* _WHAT YOU WILL DO_
Starting with the first line below, extract each line through the one that contains "width=1pt,dash pattern=on 7pt", inclusive, excluding pictures.

╔══

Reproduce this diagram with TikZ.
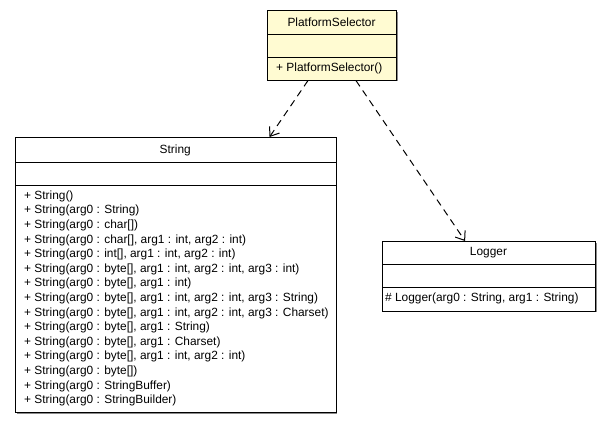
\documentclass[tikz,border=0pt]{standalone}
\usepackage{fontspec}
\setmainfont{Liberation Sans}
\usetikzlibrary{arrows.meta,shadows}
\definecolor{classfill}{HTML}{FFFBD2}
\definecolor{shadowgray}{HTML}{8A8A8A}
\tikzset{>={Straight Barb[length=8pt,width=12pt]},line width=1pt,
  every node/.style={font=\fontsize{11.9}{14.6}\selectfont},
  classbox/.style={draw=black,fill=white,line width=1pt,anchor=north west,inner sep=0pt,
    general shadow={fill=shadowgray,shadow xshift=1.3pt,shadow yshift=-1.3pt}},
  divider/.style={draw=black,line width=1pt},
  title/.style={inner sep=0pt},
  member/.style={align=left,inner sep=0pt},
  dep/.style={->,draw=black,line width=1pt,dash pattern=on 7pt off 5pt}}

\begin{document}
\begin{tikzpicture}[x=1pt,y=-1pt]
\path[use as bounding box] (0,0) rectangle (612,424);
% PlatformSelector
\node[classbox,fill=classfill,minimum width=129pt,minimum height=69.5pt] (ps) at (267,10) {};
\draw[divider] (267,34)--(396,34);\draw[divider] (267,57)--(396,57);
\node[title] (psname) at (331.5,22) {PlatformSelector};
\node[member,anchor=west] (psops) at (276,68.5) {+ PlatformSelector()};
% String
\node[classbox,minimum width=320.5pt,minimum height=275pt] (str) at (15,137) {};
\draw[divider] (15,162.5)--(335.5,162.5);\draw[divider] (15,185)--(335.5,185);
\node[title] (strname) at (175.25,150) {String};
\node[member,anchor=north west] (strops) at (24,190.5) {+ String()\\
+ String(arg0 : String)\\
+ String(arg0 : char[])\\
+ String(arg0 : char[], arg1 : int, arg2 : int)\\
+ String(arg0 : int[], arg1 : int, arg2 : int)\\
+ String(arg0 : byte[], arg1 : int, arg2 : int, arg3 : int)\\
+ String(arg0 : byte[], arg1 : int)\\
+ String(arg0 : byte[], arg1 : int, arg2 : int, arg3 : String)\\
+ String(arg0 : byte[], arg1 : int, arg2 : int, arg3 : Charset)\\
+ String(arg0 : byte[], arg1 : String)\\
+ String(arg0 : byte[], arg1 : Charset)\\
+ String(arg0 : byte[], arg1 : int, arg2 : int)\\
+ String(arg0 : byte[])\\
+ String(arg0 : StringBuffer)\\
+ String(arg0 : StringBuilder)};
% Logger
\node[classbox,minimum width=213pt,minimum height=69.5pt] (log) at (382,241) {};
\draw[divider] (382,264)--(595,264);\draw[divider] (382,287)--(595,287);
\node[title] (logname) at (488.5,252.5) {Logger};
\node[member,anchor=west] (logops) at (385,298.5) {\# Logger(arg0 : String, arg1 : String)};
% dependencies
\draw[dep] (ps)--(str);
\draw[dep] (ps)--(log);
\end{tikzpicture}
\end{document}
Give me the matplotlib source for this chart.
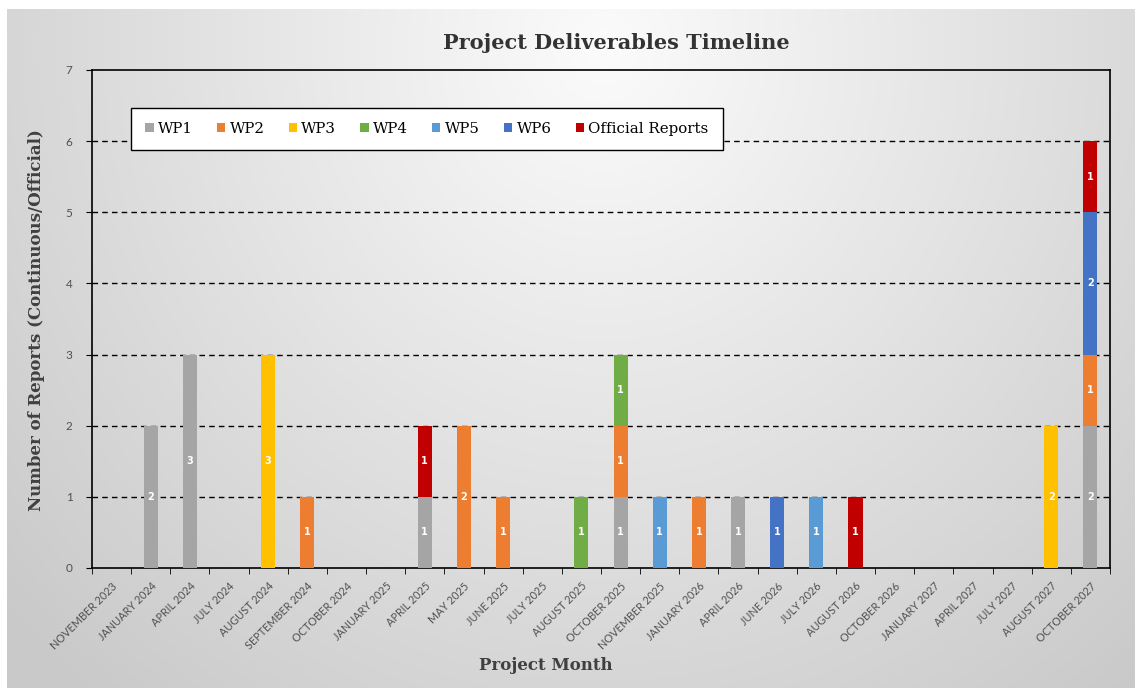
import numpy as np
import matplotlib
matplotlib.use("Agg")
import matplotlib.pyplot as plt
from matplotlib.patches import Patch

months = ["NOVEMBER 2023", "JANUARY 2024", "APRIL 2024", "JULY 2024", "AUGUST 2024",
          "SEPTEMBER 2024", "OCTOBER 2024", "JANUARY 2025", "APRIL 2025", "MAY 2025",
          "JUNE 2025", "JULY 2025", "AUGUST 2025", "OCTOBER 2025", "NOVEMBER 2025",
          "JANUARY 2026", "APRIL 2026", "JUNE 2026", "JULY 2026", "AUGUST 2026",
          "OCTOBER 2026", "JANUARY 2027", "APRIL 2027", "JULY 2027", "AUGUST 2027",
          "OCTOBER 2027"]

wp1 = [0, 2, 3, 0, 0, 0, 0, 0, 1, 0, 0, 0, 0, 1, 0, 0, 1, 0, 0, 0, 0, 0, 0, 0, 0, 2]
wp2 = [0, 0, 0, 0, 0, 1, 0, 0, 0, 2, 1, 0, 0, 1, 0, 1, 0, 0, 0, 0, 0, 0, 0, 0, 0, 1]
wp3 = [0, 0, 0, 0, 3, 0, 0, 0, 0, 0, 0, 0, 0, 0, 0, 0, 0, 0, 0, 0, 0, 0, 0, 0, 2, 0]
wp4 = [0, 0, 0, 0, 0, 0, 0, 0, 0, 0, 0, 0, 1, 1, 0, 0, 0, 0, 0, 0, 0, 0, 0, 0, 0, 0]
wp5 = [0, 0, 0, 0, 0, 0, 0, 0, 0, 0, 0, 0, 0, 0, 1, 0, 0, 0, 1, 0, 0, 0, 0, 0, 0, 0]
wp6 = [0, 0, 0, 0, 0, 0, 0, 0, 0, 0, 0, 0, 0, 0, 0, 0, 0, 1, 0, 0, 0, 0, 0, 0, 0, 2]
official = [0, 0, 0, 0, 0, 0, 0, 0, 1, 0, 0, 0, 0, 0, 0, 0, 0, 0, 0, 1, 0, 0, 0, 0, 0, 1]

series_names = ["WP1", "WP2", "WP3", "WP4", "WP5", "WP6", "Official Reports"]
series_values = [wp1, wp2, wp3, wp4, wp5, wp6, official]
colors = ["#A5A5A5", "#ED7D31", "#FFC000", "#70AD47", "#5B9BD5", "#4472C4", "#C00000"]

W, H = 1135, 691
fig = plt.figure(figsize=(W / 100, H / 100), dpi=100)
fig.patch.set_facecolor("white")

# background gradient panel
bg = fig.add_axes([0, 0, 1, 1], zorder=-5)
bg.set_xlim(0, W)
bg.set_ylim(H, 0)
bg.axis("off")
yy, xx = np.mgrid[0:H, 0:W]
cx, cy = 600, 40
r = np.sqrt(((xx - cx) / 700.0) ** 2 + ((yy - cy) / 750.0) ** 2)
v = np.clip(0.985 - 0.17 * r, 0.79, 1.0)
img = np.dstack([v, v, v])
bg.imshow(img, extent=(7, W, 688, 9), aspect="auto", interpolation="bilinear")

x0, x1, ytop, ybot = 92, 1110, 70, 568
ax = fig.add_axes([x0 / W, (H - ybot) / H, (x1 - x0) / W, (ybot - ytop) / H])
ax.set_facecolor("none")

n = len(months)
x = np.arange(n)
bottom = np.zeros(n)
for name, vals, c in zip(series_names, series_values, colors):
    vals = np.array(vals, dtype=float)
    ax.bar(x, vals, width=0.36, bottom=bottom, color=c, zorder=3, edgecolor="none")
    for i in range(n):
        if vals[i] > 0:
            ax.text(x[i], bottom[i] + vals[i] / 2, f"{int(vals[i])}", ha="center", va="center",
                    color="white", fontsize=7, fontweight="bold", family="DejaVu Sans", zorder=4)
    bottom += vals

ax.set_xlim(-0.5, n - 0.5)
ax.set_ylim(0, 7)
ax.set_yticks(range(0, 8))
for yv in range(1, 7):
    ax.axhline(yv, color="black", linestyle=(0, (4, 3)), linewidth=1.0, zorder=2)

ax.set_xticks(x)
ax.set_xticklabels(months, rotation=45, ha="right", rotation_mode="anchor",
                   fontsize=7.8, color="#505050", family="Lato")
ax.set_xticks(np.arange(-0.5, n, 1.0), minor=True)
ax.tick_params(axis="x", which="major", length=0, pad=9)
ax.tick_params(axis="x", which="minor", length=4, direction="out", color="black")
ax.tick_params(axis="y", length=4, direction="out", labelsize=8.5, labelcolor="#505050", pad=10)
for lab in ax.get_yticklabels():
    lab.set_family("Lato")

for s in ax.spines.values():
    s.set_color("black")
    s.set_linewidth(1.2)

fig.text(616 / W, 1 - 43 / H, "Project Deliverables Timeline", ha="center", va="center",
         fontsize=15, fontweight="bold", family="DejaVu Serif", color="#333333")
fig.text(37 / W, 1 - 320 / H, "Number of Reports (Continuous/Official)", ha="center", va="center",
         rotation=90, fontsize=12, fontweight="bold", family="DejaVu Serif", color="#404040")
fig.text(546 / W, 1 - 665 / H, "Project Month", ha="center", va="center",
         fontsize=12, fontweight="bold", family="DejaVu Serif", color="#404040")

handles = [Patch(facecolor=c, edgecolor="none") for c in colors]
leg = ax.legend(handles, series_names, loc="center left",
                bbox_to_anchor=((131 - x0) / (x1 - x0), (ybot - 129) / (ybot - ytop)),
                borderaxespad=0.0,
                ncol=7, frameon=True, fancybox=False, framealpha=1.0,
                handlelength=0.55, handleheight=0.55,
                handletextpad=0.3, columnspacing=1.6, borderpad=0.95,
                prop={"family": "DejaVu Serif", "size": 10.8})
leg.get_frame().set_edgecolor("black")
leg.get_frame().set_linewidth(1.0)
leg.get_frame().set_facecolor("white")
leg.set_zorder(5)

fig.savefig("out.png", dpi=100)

╚══

* _OUTPUT_
Reproduce this diagram with TikZ.
\documentclass[tikz,border=0pt]{standalone}
\usepackage{fontspec}
\setmainfont{Liberation Sans}
\usetikzlibrary{arrows.meta,shadows}
\definecolor{classfill}{HTML}{FFFBD2}
\definecolor{shadowgray}{HTML}{8A8A8A}
\tikzset{>={Straight Barb[length=8pt,width=12pt]},line width=1pt,
  every node/.style={font=\fontsize{11.9}{14.6}\selectfont},
  classbox/.style={draw=black,fill=white,line width=1pt,anchor=north west,inner sep=0pt,
    general shadow={fill=shadowgray,shadow xshift=1.3pt,shadow yshift=-1.3pt}},
  divider/.style={draw=black,line width=1pt},
  title/.style={inner sep=0pt},
  member/.style={align=left,inner sep=0pt},
  dep/.style={->,draw=black,line width=1pt,dash pattern=on 7pt off 5pt}}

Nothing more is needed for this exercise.